What is Scalping?

Scalping is a trading strategy focused on profiting from minor price fluctuations in stock prices. Traders who employ this strategy can execute anywhere from 10 to hundreds of trades in a day, based on the belief that it’s easier to capture small movements in stock prices than large ones; these traders are known as scalpers. Many small profits can easily cumulate into significant gains if a strict exit strategy is utilized to prevent substantial losses.

During the scalping process, it’s always crucial to develop and adhere to a specific exit plan. This includes setting realistic small profit targets and establishing stop-loss orders to limit losses. For me, the key to scalping isn’t just about seizing every small opportunity but also knowing when to exit the market.

Pros and Cons of Scalping

The greatest strength of scalping lies in its ability to leverage small price changes without reflecting the overall trend of the commodity’s price for the day. This allows scalpers not to focus too much on fundamental factors, as they don’t play a significant role within a short timeframe.

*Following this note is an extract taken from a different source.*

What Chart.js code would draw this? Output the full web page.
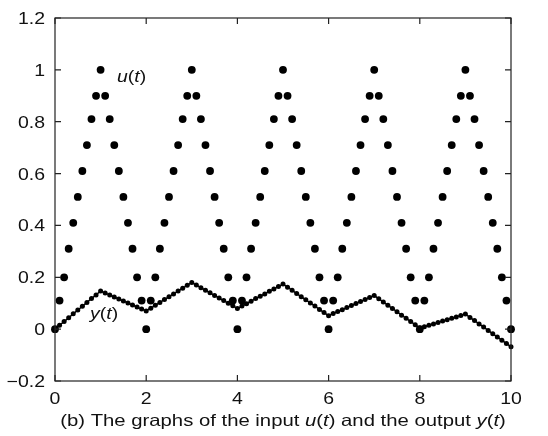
<!DOCTYPE html>
<html>
<head>
<meta charset="utf-8">
<script src="https://cdn.jsdelivr.net/npm/chart.js@4.4.0/dist/chart.umd.min.js"></script>
<style>
    html, body { margin: 0; padding: 0; background: #fff; }
    #wrap { position: relative; width: 548px; height: 436px; }
</style>
</head>
<body>
<div id="wrap"><canvas id="chart" width="548" height="436"></canvas></div>
<script>
// Sample times, step 0.1
const tValues = [
    0.0, 0.1, 0.2, 0.3, 0.4, 0.5, 0.6, 0.7, 0.8, 0.9,
    1.0, 1.1, 1.2, 1.3, 1.4, 1.5, 1.6, 1.7, 1.8, 1.9,
    2.0, 2.1, 2.2, 2.3, 2.4, 2.5, 2.6, 2.7, 2.8, 2.9,
    3.0, 3.1, 3.2, 3.3, 3.4, 3.5, 3.6, 3.7, 3.8, 3.9,
    4.0, 4.1, 4.2, 4.3, 4.4, 4.5, 4.6, 4.7, 4.8, 4.9,
    5.0, 5.1, 5.2, 5.3, 5.4, 5.5, 5.6, 5.7, 5.8, 5.9,
    6.0, 6.1, 6.2, 6.3, 6.4, 6.5, 6.6, 6.7, 6.8, 6.9,
    7.0, 7.1, 7.2, 7.3, 7.4, 7.5, 7.6, 7.7, 7.8, 7.9,
    8.0, 8.1, 8.2, 8.3, 8.4, 8.5, 8.6, 8.7, 8.8, 8.9,
    9.0, 9.1, 9.2, 9.3, 9.4, 9.5, 9.6, 9.7, 9.8, 9.9,
    10.0,
];

// Input u(t)
const uValues = [
    0, 0.11, 0.2, 0.31, 0.41, 0.51, 0.61, 0.71, 0.81, 0.9,
    1.0, 0.9, 0.81, 0.71, 0.61, 0.51, 0.41, 0.31, 0.2, 0.11,
    0, 0.11, 0.2, 0.31, 0.41, 0.51, 0.61, 0.71, 0.81, 0.9,
    1.0, 0.9, 0.81, 0.71, 0.61, 0.51, 0.41, 0.31, 0.2, 0.11,
    0, 0.11, 0.2, 0.31, 0.41, 0.51, 0.61, 0.71, 0.81, 0.9,
    1.0, 0.9, 0.81, 0.71, 0.61, 0.51, 0.41, 0.31, 0.2, 0.11,
    0, 0.11, 0.2, 0.31, 0.41, 0.51, 0.61, 0.71, 0.81, 0.9,
    1.0, 0.9, 0.81, 0.71, 0.61, 0.51, 0.41, 0.31, 0.2, 0.11,
    0, 0.11, 0.2, 0.31, 0.41, 0.51, 0.61, 0.71, 0.81, 0.9,
    1.0, 0.9, 0.81, 0.71, 0.61, 0.51, 0.41, 0.31, 0.2, 0.11,
    0,
];

// Output y(t)
const yValues = [
    0, 0.015, 0.029, 0.044, 0.059, 0.074, 0.088, 0.103, 0.118, 0.132,
    0.147, 0.139, 0.132, 0.124, 0.116, 0.109, 0.101, 0.093, 0.085, 0.078,
    0.07, 0.081, 0.092, 0.103, 0.114, 0.125, 0.136, 0.147, 0.158, 0.169,
    0.18, 0.17, 0.16, 0.15, 0.14, 0.13, 0.12, 0.11, 0.10, 0.09,
    0.08, 0.089, 0.098, 0.108, 0.118, 0.127, 0.136, 0.146, 0.155, 0.164,
    0.174, 0.162, 0.15, 0.137, 0.125, 0.113, 0.101, 0.089, 0.076, 0.064,
    0.052, 0.06, 0.068, 0.075, 0.083, 0.091, 0.099, 0.107, 0.114, 0.122,
    0.13, 0.117, 0.105, 0.092, 0.08, 0.067, 0.054, 0.042, 0.029, 0.017,
    0.004, 0.009, 0.015, 0.02, 0.026, 0.031, 0.036, 0.042, 0.047, 0.053,
    0.058, 0.045, 0.033, 0.02, 0.008, -0.005, -0.018, -0.03, -0.043, -0.055,
    -0.068,
];

const xTickLabels = ['0', '2', '4', '6', '8', '10'];
const yTickLabels = ['\u22120.2', '0', '0.2', '0.4', '0.6', '0.8', '1', '1.2'];

const FONT = '"Liberation Sans", Arial, Helvetica, sans-serif';
// The original figure's lettering is a little wider than it is tall
const STRETCH = 1.18;

/**
 * Draw a run of text pieces, some italic, stretched sideways
 *
 * @param {Object} ctx Canvas context
 * @param {Array} parts Array of [text, italic]
 * @param {Number} x Anchor x
 * @param {Number} y Baseline
 * @param {Number} size Font size in px
 * @param {String} align 'left', 'center' or 'right'
 * @param {Number} sx Horizontal stretch
 */
function drawRun(ctx, parts, x, y, size, align, sx) {
    'use strict';
    const fontOf = (italic) => (italic ? 'italic ' : '') + size + 'px ' + FONT;
    let total = 0;
    for (const p of parts) {
        ctx.font = fontOf(p[1]);
        total += ctx.measureText(p[0]).width;
    }
    let cx = 0;
    if (align == 'center')
        cx = -total / 2;
    else if (align == 'right')
        cx = -total;
    ctx.save();
    ctx.translate(x, y);
    ctx.scale(sx, 1);
    ctx.textAlign = 'left';
    ctx.textBaseline = 'alphabetic';
    for (const p of parts) {
        ctx.font = fontOf(p[1]);
        ctx.fillText(p[0], cx, 0);
        cx += ctx.measureText(p[0]).width;
    }
    ctx.restore();
}

// Box round the plot area with inward ticks on every side, plus all lettering
const pluginFrame = {
    id: 'frame',
    afterDraw: function(chart) {
        'use strict';
        const ctx = chart.ctx;
        const area = chart.chartArea;
        const xs = chart.scales.x;
        const ys = chart.scales.y;
        const len = 6;
        ctx.save();
        ctx.strokeStyle = '#222';
        ctx.lineWidth = 1.2;
        ctx.strokeRect(area.left, area.top, area.right - area.left, area.bottom - area.top);
        ctx.beginPath();
        for (const tk of xs.ticks) {
            const px = xs.getPixelForValue(tk.value);
            ctx.moveTo(px, area.bottom);
            ctx.lineTo(px, area.bottom - len);
            ctx.moveTo(px, area.top);
            ctx.lineTo(px, area.top + len);
        }
        for (const tk of ys.ticks) {
            const py = ys.getPixelForValue(tk.value);
            ctx.moveTo(area.left, py);
            ctx.lineTo(area.left + len, py);
            ctx.moveTo(area.right, py);
            ctx.lineTo(area.right - len, py);
        }
        ctx.stroke();

        ctx.fillStyle = '#111';
        // Tick labels
        xs.ticks.forEach((tk, i) => {
            drawRun(ctx, [[xTickLabels[i], false]], xs.getPixelForValue(tk.value),
                area.bottom + 23, 16.5, 'center', STRETCH);
        });
        ys.ticks.forEach((tk, i) => {
            drawRun(ctx, [[yTickLabels[i], false]], area.left - 10,
                ys.getPixelForValue(tk.value) + 6, 16.5, 'right', STRETCH);
        });

        // Curve names
        drawRun(ctx, [['u', true], ['(', false], ['t', true], [')', false]],
            xs.getPixelForValue(1.36), ys.getPixelForValue(0.955), 16.5, 'left', STRETCH);
        drawRun(ctx, [['y', true], ['(', false], ['t', true], [')', false]],
            xs.getPixelForValue(0.77), ys.getPixelForValue(0.04), 16.5, 'left', STRETCH);

        // Caption
        drawRun(ctx, [
            ['(b) The graphs of the input ', false], ['u', true], ['(', false], ['t', true],
            [') and the output ', false], ['y', true], ['(', false], ['t', true], [')', false],
        ], 283, 426, 16.5, 'center', 1.23);
        ctx.restore();
    },
};

const ctx = document.getElementById('chart').getContext('2d');
new Chart(ctx, {
    type: 'scatter',
    data: {
        datasets: [
            {
                label: 'u(t)',
                data: tValues.map((t, i) => ({x: t, y: uValues[i]})),
                showLine: false,
                pointRadius: 3.9,
                pointHoverRadius: 3.9,
                pointBackgroundColor: '#000',
                pointBorderWidth: 0,
                clip: false,
            },
            {
                label: 'y(t)',
                data: tValues.map((t, i) => ({x: t, y: yValues[i]})),
                showLine: true,
                borderColor: '#000',
                borderWidth: 1.5,
                pointRadius: 2.5,
                pointHoverRadius: 2.5,
                pointBackgroundColor: '#000',
                pointBorderWidth: 0,
                clip: false,
            },
        ],
    },
    options: {
        responsive: false,
        animation: false,
        events: [],
        layout: {
            padding: {left: 0, right: 37, top: 18, bottom: 0},
        },
        scales: {
            x: {
                type: 'linear',
                min: 0,
                max: 10,
                grid: {display: false},
                border: {display: false},
                afterFit: function(scale) {
                    scale.height = 55;
                },
                ticks: {
                    display: false,
                    stepSize: 2,
                },
            },
            y: {
                type: 'linear',
                min: -0.2,
                max: 1.2,
                grid: {display: false},
                border: {display: false},
                afterFit: function(scale) {
                    scale.width = 55;
                },
                ticks: {
                    display: false,
                    stepSize: 0.2,
                },
            },
        },
        plugins: {
            legend: {display: false},
            tooltip: {enabled: false},
        },
    },
    plugins: [pluginFrame],
});
</script>
</body>
</html>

Another benefit is that scalping minimizes market risk. The strategy is designed to limit losses from any stock by establishing tight leverage points and stop-loss orders. Moreover, scalping is a non-directional strategy, meaning the market doesn’t have to move in a specific direction for scalping to be effective; it works well for markets moving up and down. Many scalping strategies can also be easily automated within the trading system being used because they often rely on a series of technical criteria.

However, scalping isn’t without its drawbacks. One of the most significant limitations is that it requires a maximum number of trades, compared to other strategies. Opening a large volume of trades comes with higher transaction costs because you’re paying a commission on each trade. With scalping, you need to leverage a high volume of trades to generate sufficient profit; for some traders, the risk of only generating small profits isn’t worth it. Some scalpers execute dozens or hundreds of trades a day; this strategy can be very time-consuming and demands high levels of concentration.

Basics of Scalping

Scalping is a trading method extensively used by experienced traders, focusing on buying or selling with a large capital to profit from minor price fluctuations in the shortest holding time possible. This method is typically performed intraday. The primary goal is to buy or sell at the bid or ask price and then sell them a few cents higher or lower for a profit. Holding times can range from a few seconds to several minutes, and in some cases, up to several hours, ensuring that the position is closed before the trading session ends, usually by 8 p.m. EST.


During this process, I’ve learned that the success of scalping not only depends on identifying the right buying and selling moments but also requires a tight capital management plan. This includes using large leverage to maximize profits from small price changes and setting stop-loss orders to minimize losses.

Characteristics of Scalping

Scalping is a fast-paced activity suitable for agile and quick-reacting traders. It demands precision in timing and execution. Personally, when engaging in scalping, I utilize day trading buying power with a 4:1 leverage ratio to maximize profits with the largest number of shares in the shortest holding time possible. This requires focusing on short time frame interval charts such as one-minute and five-minute candlestick charts. Momentum indicators like stochastic, moving average convergence divergence (MACD), and the relative strength index (RSI) are commonly used.

Scalpers typically buy low and sell high, buy high and sell higher, or short high and cover low, or short low and cover lower. Scalping relies entirely on technical analysis and short-term price fluctuations. Due to the extensive use of leverage, scalping is considered a high-risk trading style.

Some common mistakes scalpers make include poor execution, inadequate strategy, not taking stop-losses, over-leveraging, late entries, late exits, and overtrading. Scalping generates high commissions due to the large number of transactions. A per-share commission pricing structure benefits scalpers, especially for those who often scale smaller pieces in and out of positions.

Psychology Behind Scalping

The psychology behind Scalping is not only a crucial part of applying this strategy but also one of the most significant challenges I have faced. Engaging in scalping requires a solid mindset and readiness to face high pressure. Every trading decision must be made in an extremely short time frame, demanding high concentration and quick reactions to market movements.

One of the biggest lessons I’ve learned is the importance of emotion control. In scalping, there’s no room for excessive greed or fear. You must learn to consistently accept small profits instead of waiting for a large, uncertain profit. This requires discipline, patience, and not letting minor market fluctuations disrupt your composure.

I’ve also realized that maintaining a positive and optimistic mindset is key to overcoming challenges. Every unsuccessful trade is a lesson to improve my skills and strategy. Instead of beating myself up over small losses, I’ve learned to view them as part of the learning and development process.


Scalping is not just a trading method; for me, it’s also a lesson in patience, discipline, and the importance of having a clear strategy. Over the years, I’ve realized that applying a strict exit plan and minimizing market exposure time is key to turning small profits into significant gains.

Scalping has taught me that success in trading doesn’t come from waiting for a big opportunity but from effectively seizing a series of small chances. It suits a wide range of traders, from beginners to experienced professionals, as long as they are willing to learn and apply a disciplined approach. Ultimately, scalping is not just a trading strategy but a trading style that reflects your patience and determination on the path to achieving success in the financial markets.